More than 33 percent of the industries in the three sectors face skilled labour shortages

Employment: In an effort to align the labour supply to the employer’s demand, the labour ministry has developed a National Workforce Plan (NWFP) for three economic sectors like tourism, construction and production.

The plan is also expected to equip students with skills required by the industry, and foster acquisition of higher skills and learning among the workforce for greater productivity within the industry.

Labour minister Nyeema Sangay Tshempo, during the launch of the document last month, said that the three sectors are identified as one of the five jewels, and priority sectors as per the country’s economic development policy due to its growth and employment potential.

A short-term (2016–18) and medium term (2019–22) forecast of workforce requirement in the three sectors has been made, Lyonpo added. “The NWFP will serve as an important guiding document on labour market signal for the two Plan periods.”

Critical skills gap and shortage in the three sectors have also been identified in the NWFP.

Lack of experienced workers and internal resources to support training and development of their workers and shortage of skilled and qualified workforce in the labour market, are some of the major challenges faced by the industries in the country.

The labour ministry also found that the employers frequently encounter high turnover due to lack of worker’s commitment to the job and workplace while it was also found that workers negotiated for higher salary and work flexibility.

The findings of the ministry’s survey conducted with the three sectors reveal that skills mismatch is a big concern in the country. The skills gap is high in the construction sector followed by production sector.

An official with the human resource development division of the labour ministry, said that while the graduates are not able to find a job, the industries find it difficult to get skilled and qualified people.

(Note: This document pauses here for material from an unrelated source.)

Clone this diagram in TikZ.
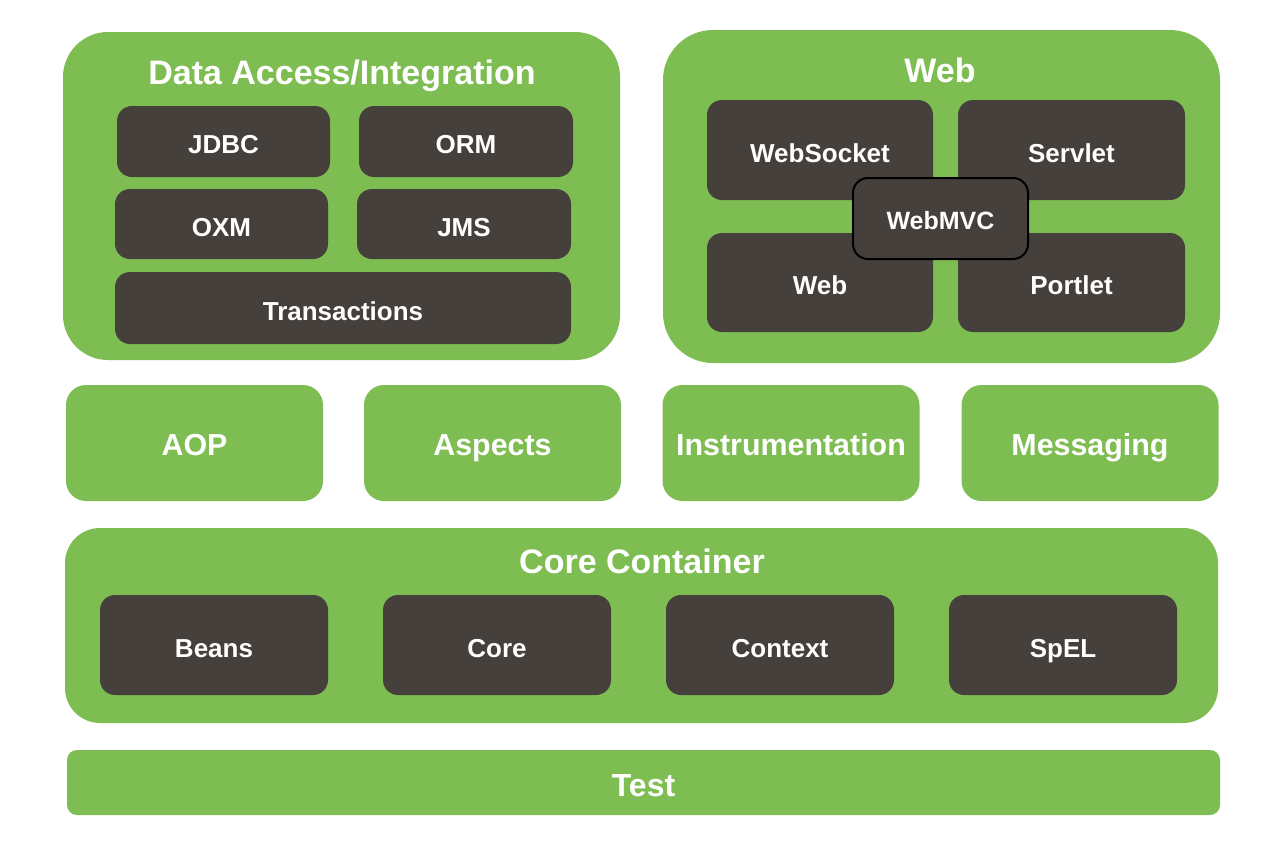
\documentclass[tikz,border=0pt]{standalone}
\usepackage{fontspec}
\setmainfont{Liberation Sans}
\definecolor{sgreen}{HTML}{7EBD52}
\definecolor{sdark}{HTML}{45403C}
\begin{document}
\begin{tikzpicture}[x=1pt,y=-1pt,
  every node/.style={inner sep=0pt, outer sep=0pt, text=white, font=\bfseries},
  bigbox/.style={fill=sgreen, draw=none, rounded corners=#1, anchor=center},
  greenbox/.style={fill=sgreen, draw=none, rounded corners=20pt, minimum width=257pt, minimum height=116pt,
     font=\fontsize{30.4}{30}\selectfont\bfseries, text height=25.5pt, text depth=0pt},
  darkbox/.style={fill=sdark, draw=none, rounded corners=15pt,
     font=\fontsize{26}{26}\selectfont\bfseries, text height=24pt, text depth=0pt},
  title/.style={font=\fontsize{34}{34}\selectfont\bfseries, text height=24.4pt, text depth=0pt},
  mvcbox/.style={fill=sdark, draw=black, line width=2pt, rounded corners=15pt,
     font=\fontsize{25}{25}\selectfont\bfseries, text height=21pt, text depth=0pt}
]
\useasboundingbox[fill=white] (0,0) rectangle (1288,846);

% Data Access / Integration
\node[bigbox=45pt, minimum width=557pt, minimum height=328pt] (da) at (341.5,196) {};
\node[title] (datitle) at (342,72) {Data Access/Integration};
\node[darkbox, minimum width=213pt, minimum height=71pt] (jdbc) at (223.5,141.5) {JDBC};
\node[darkbox, minimum width=214pt, minimum height=71pt] (orm) at (466,141.5) {ORM};
\node[darkbox, minimum width=213pt, minimum height=70pt] (oxm) at (221.5,224) {OXM};
\node[darkbox, minimum width=214pt, minimum height=70pt] (jms) at (464,224) {JMS};
\node[darkbox, minimum width=456pt, minimum height=72pt] (tx) at (343,308) {Transactions};

% Web
\node[bigbox=50pt, minimum width=557pt, minimum height=333pt] (web) at (941.5,196.5) {};
\node[title] (webtitle) at (940,70) {Web};
\node[darkbox, minimum width=226pt, minimum height=100pt] (websocket) at (820,150) {WebSocket};
\node[darkbox, minimum width=227pt, minimum height=100pt] (servlet) at (1071.5,150) {Servlet};
\node[darkbox, minimum width=226pt, minimum height=99pt] (webm) at (820,282.5) {Web};
\node[darkbox, minimum width=227pt, minimum height=99pt] (portlet) at (1071.5,282.5) {Portlet};
\node[mvcbox, minimum width=175pt, minimum height=81pt] (webmvc) at (940.5,218.5) {WebMVC};

% Middle row
\node[greenbox] (aop) at (194.5,443) {AOP};
\node[greenbox] (aspects) at (492.5,443) {Aspects};
\node[greenbox] (instr) at (791,443) {Instrumentation};
\node[greenbox] (msg) at (1090,443) {Messaging};

% Core Container
\node[bigbox=35pt, minimum width=1153pt, minimum height=195pt] (cc) at (641.5,625.5) {};
\node[title] (cctitle) at (642,561) {Core Container};
\node[darkbox, minimum width=228pt, minimum height=100pt] (beans) at (214,645) {Beans};
\node[darkbox, minimum width=228pt, minimum height=100pt] (core) at (497,645) {Core};
\node[darkbox, minimum width=228pt, minimum height=100pt] (context) at (780,645) {Context};
\node[darkbox, minimum width=228pt, minimum height=100pt] (spel) at (1063,645) {SpEL};

% Test
\node[bigbox=10pt, minimum width=1153pt, minimum height=65pt, title, font=\fontsize{32}{32}\selectfont\bfseries, text height=27pt] (test) at (643.5,782.5) {Test};
\end{tikzpicture}
\end{document}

More than 33 percent of the industries in the three sectors are found to face skills shortage.

The official said that an overwhelmingly high number of the industries indicated that the skills they are looking for are not available in the country. Meanwhile, the industries claimed that required talents are not available in their business location, affecting the productivity and performance of the businesses.

Besides the industries’ preference to hire someone who has work experience in similar fields, the ministry’s survey found that majority of the industries in all the three sectors indicated their strong preference to hire someone with attitude, loyalty, communication skills, and customer relation skills, among others.

It was also found that there is high demand for skilled workers.  The sectors have potential to create employment for different skilled categories. The NWFP states that the tourism sector will generate about 3,900 jobs in 2016-18 and about 6,500 jobs in 2019–22 while the constriction sector will create about 30,000 and 33,000 jobs in 2016–18 and 2019–22 respectively. The production sector can create about 2,200 and 2,500 jobs.

Higher investment and priority in skilling, complementing education and training with employment skills, providing greater focus on entrepreneurship efforts, foreign worker’s approach, improving workforce-planning process, developing a sustainable fund for skilling effort, among others, are the workforce development strategies highlighted in the NWFP.

The Australian government through support from Department of Foreign Affairs and Trade and Queensland University of Technology assisted in building the capacity of relevant officials in workforce planning and development.

More than 2,500 representatives from the industries, Technical and Vocational Education and Trainings (TVET) institutions, tertiary institutions and relevant government agencies were involved in developing the NWFP.